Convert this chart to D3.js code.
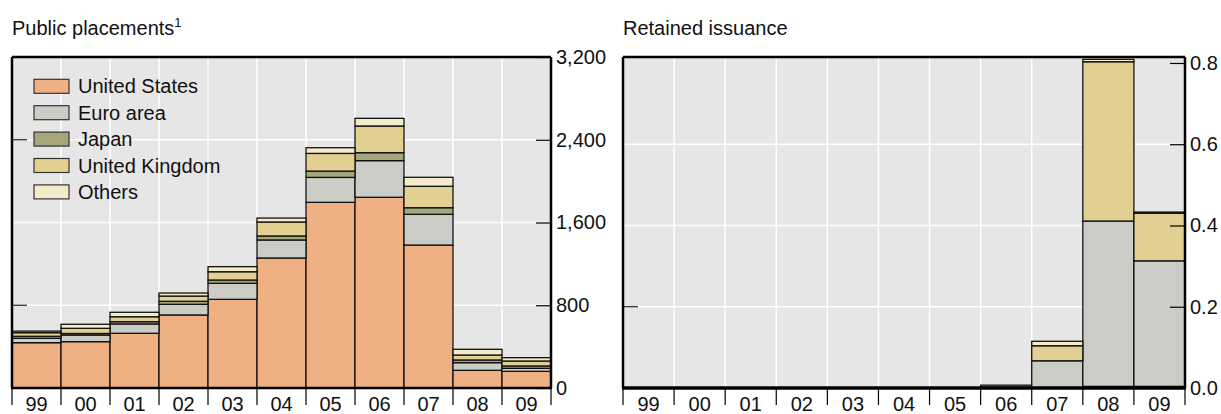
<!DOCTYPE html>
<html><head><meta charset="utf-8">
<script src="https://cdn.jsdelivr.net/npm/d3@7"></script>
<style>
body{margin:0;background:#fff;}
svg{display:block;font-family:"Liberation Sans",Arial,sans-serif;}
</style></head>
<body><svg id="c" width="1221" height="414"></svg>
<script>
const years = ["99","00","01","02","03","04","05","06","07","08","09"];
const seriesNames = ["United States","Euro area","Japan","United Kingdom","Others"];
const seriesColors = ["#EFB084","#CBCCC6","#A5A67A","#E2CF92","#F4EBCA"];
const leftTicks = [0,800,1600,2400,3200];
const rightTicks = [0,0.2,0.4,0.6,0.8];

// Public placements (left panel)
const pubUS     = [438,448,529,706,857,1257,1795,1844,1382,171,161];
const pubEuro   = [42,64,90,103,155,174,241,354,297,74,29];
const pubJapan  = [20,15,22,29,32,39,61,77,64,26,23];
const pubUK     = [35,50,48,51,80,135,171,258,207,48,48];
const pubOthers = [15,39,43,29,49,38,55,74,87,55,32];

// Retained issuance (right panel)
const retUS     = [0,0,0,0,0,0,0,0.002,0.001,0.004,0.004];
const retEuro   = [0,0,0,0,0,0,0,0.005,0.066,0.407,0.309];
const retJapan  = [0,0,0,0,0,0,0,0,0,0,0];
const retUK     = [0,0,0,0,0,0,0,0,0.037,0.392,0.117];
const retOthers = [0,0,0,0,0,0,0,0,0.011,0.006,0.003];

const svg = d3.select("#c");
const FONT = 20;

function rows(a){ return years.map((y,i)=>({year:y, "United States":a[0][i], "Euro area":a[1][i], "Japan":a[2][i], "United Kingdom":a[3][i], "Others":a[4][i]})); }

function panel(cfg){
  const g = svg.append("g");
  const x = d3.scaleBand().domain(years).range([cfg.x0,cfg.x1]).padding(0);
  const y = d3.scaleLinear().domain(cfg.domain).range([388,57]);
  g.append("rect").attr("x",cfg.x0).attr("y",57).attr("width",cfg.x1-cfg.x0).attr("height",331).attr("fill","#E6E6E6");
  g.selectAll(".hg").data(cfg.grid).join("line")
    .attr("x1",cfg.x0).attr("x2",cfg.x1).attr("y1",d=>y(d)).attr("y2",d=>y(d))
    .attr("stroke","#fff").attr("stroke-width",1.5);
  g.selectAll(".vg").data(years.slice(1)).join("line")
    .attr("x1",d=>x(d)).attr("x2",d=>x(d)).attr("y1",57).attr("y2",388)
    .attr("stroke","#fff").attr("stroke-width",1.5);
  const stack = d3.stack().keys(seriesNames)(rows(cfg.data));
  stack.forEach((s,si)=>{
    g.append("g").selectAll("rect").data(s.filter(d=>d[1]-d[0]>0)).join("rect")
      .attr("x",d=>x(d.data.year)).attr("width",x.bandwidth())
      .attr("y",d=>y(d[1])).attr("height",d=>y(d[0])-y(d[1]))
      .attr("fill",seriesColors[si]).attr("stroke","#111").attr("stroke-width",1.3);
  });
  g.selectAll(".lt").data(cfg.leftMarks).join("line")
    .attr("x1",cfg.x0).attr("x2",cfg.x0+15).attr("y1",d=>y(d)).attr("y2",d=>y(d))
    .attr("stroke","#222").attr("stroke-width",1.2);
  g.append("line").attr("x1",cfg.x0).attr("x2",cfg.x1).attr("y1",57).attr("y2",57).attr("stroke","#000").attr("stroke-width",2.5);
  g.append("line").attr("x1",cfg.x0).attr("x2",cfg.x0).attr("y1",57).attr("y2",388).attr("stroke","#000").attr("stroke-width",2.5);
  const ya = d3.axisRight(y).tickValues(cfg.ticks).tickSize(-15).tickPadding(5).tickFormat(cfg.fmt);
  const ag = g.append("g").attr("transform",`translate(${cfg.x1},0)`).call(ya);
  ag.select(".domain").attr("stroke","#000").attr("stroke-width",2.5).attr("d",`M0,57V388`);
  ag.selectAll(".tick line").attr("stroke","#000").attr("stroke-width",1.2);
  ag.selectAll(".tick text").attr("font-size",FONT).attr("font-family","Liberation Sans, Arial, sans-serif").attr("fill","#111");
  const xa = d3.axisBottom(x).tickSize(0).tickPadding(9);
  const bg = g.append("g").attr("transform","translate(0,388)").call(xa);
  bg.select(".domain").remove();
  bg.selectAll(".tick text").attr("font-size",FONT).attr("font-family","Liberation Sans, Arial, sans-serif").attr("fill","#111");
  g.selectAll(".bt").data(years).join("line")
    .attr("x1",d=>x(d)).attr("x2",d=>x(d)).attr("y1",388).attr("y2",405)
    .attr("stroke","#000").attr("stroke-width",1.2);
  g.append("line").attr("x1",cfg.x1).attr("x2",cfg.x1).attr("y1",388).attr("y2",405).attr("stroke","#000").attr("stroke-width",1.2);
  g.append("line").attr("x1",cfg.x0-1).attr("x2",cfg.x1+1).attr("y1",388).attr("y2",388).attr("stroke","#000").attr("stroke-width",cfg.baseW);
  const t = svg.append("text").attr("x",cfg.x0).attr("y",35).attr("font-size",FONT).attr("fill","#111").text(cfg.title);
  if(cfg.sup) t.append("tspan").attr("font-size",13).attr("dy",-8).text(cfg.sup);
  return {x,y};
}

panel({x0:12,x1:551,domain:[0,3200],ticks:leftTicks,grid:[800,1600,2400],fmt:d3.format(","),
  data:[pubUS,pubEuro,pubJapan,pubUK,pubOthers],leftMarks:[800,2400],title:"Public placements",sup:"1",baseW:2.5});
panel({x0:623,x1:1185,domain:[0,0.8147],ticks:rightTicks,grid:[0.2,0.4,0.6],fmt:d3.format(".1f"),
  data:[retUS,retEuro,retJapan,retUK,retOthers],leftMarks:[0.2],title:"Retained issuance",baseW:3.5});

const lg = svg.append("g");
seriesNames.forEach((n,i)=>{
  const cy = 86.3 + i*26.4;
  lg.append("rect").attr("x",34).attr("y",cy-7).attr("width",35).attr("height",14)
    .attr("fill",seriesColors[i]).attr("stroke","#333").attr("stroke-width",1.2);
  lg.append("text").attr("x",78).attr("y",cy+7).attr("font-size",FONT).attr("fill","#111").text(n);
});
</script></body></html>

◆ **Do this**
Pictures excluded, repeat exactly the lines from the top of the material through the line with "const rightTicks = [0,0.2,0.4,0.6,0.8];", including both of those lines.

◆ **Written solution**
Convert this chart to D3.js code.
<!DOCTYPE html>
<html><head><meta charset="utf-8">
<script src="https://cdn.jsdelivr.net/npm/d3@7"></script>
<style>
body{margin:0;background:#fff;}
svg{display:block;font-family:"Liberation Sans",Arial,sans-serif;}
</style></head>
<body><svg id="c" width="1221" height="414"></svg>
<script>
const years = ["99","00","01","02","03","04","05","06","07","08","09"];
const seriesNames = ["United States","Euro area","Japan","United Kingdom","Others"];
const seriesColors = ["#EFB084","#CBCCC6","#A5A67A","#E2CF92","#F4EBCA"];
const leftTicks = [0,800,1600,2400,3200];
const rightTicks = [0,0.2,0.4,0.6,0.8];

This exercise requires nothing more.